A Potrayor of Creation

 

Anthony Trollope

Anthony Trollope was born in London in 1815, son of a barrister who was unsuccessful at the Bar. His mother, Frances Trollope, a brave, talented woman, won fame as the author of travel books and novels.


Sent to Harrow as a town boy and day scholar, Anthony was despised by snobs among the masters and more fortunate pupils, and had a wretched school life. On gaining a petty clerkship in the post office he was equally unhappy, until at the end of seven years he accepted a travelling inspectorship in Ireland which no one else wanted.


For thirty years he zealously served the post office, at the same time writing as much as any full-time author, and gaining fame as one of the most welcomed writers of the age. He was not at once successful; his first Irish novels and a play failed, but with the Barchester novels he was a made man.


His work brought him in contact with all sorts and conditions of men, with gaiety and grief, with the rowdy humour of the hunting field, the narrow life of the cathedral city, the pathos and pleasures of the rural scene, the heroism and pettiness of middle and upper class life.

 

With a gift for narrative and power to stir the heart to merriment. and honest sympathy to tears, he had the lightning mind of a camera for seizing impressions from life of the quaint, the unusual, and the beautiful in character, phrase, or circumstance. He was not a creator, but he portrayed.


We feel that there really was a Bishop; Proudie who at last prayed that "God might save him from being glad that his wife was dead." Novels flowed regularly from his, unwearying pen, and ambitious works on his travels, biographies,, articles for the reviews and daily press, varied by an editorship and an engaging autobiography.
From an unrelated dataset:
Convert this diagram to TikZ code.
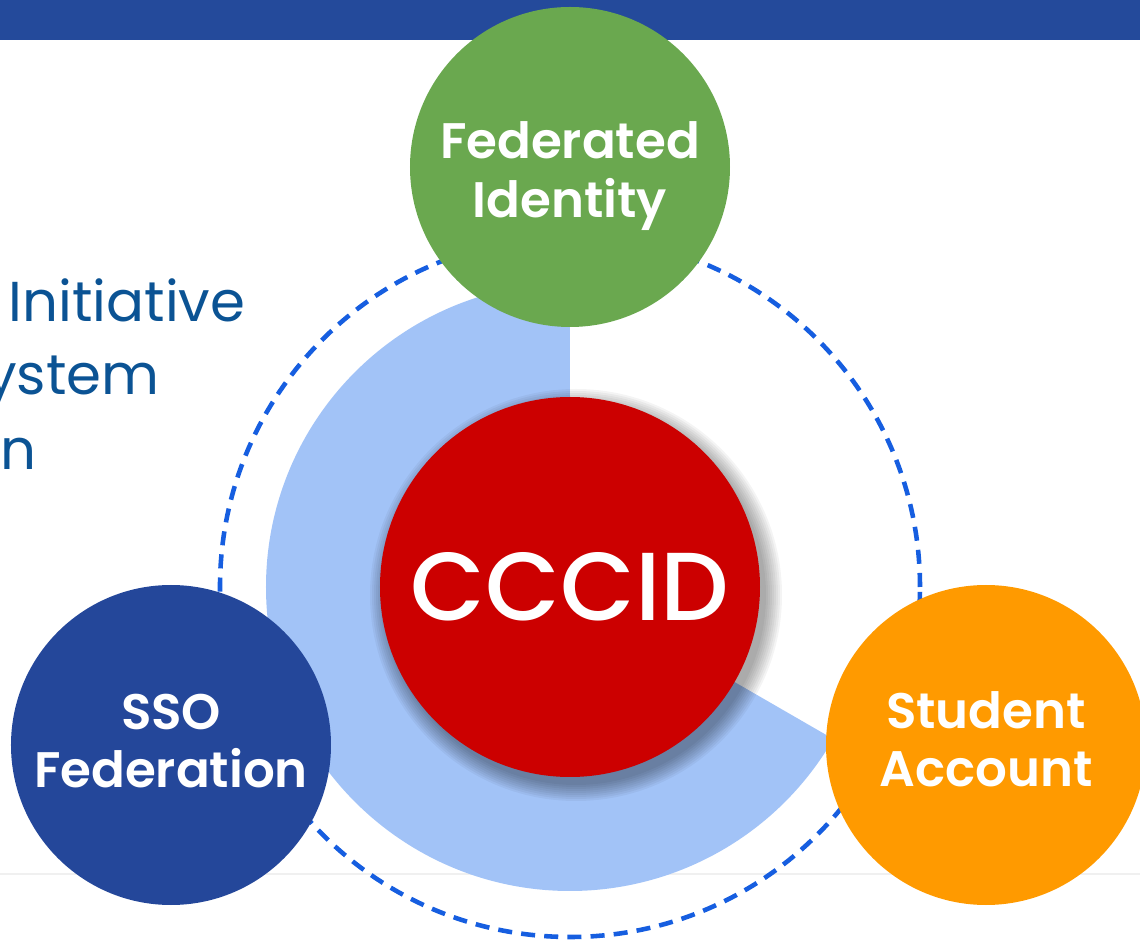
\documentclass[tikz,border=0pt]{standalone}
\usepackage{fontspec}
\setmainfont{Poppins}
\newfontfamily\semifont{Poppins SemiBold}
\newfontfamily\medfont{Poppins Medium}
\usepackage{tikz}
\definecolor{barblue}{RGB}{36, 74, 155}
\definecolor{ringblue}{RGB}{22, 94, 224}
\definecolor{secblue}{RGB}{162, 195, 247}
\definecolor{cccred}{RGB}{204, 0, 0}
\definecolor{fedgreen}{RGB}{106, 168, 79}
\definecolor{ssoblue}{RGB}{36, 71, 154}
\definecolor{studorange}{RGB}{255, 154, 0}
\definecolor{textblue}{RGB}{11, 83, 148}

\begin{document}
\begin{tikzpicture}[
  bubble/.style={circle, minimum size=3.2cm, inner sep=0pt},
  bubtext/.style={align=center, text=white, inner sep=0pt, font=\semifont\fontsize{14.2}{16.6}\selectfont},
  sidetext/.style={text=textblue, font=\fontsize{16}{18}\selectfont, inner sep=0pt}]
  \useasboundingbox (-5.70,-3.54) rectangle (5.70,5.87);

  % Header bar and footer rule
  \fill[barblue] (-5.70,5.47) rectangle (5.70,5.87);
  \draw[gray!12, line width=0.6pt] (-5.70,-2.87) -- (5.70,-2.87);

  % Title lines cut off at the left edge
  \node[sidetext, anchor=base west] (initline) at (-5.62, 2.65) {Initiative};
  \node[sidetext, anchor=base east] (sysline) at (-4.10, 1.92) {ystem};
  \node[sidetext, anchor=base east] (nline) at (-5.33, 1.17) {n};

  % Dashed ring
  \draw[ringblue, line width=1.3pt, dash pattern=on 4pt off 2.6pt] (0,0) circle[radius=3.5];

  % Light blue sector
  \fill[secblue] (0,0) -- (90:3.04) arc[start angle=90, end angle=330, radius=3.04] -- cycle;

  % Soft shadow of the centre
  \foreach \r in {1.90,1.92,...,2.08}
    \fill[black, opacity=0.045] (0.06,-0.08) circle[radius=\r];

  % Centre and the three pillars
  \node[bubble, minimum size=3.8cm, fill=cccred, text=white, font=\medfont\fontsize{27.5}{30}\selectfont] (cccid) at (0,0) {CCCID};
  \node[bubble, fill=fedgreen] (fed) at (0, 4.20) {};
  \node[bubble, fill=ssoblue] (sso) at (-3.99, -1.58) {};
  \node[bubble, fill=studorange] (stud) at (4.16, -1.58) {};

  \node[bubtext] (fedtext) at ([yshift=-0.09cm]fed.center) {Federated\\Identity};
  \node[bubtext] (ssotext) at ([yshift=0.04cm]sso.center) {SSO\\Federation};
  \node[bubtext] (studtext) at ([yshift=0.06cm]stud.center) {Student\\Account};
\end{tikzpicture}
\end{document}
A stalwart, hearty, rather truculent man, he scoffed at all pretence to mystery and inspiration in writing. He wrote according to a system, which was to rise at half-past five every morning and write 250 words every quarter of an hour until 2500 words had been written and the gong called to breakfast.


This unromantic system enabled him to launch masterpieces destined to ride gay and resilient, fresh and vivid, portraits of his age, for many a generation yet to come, and he made £70,000 by his pen.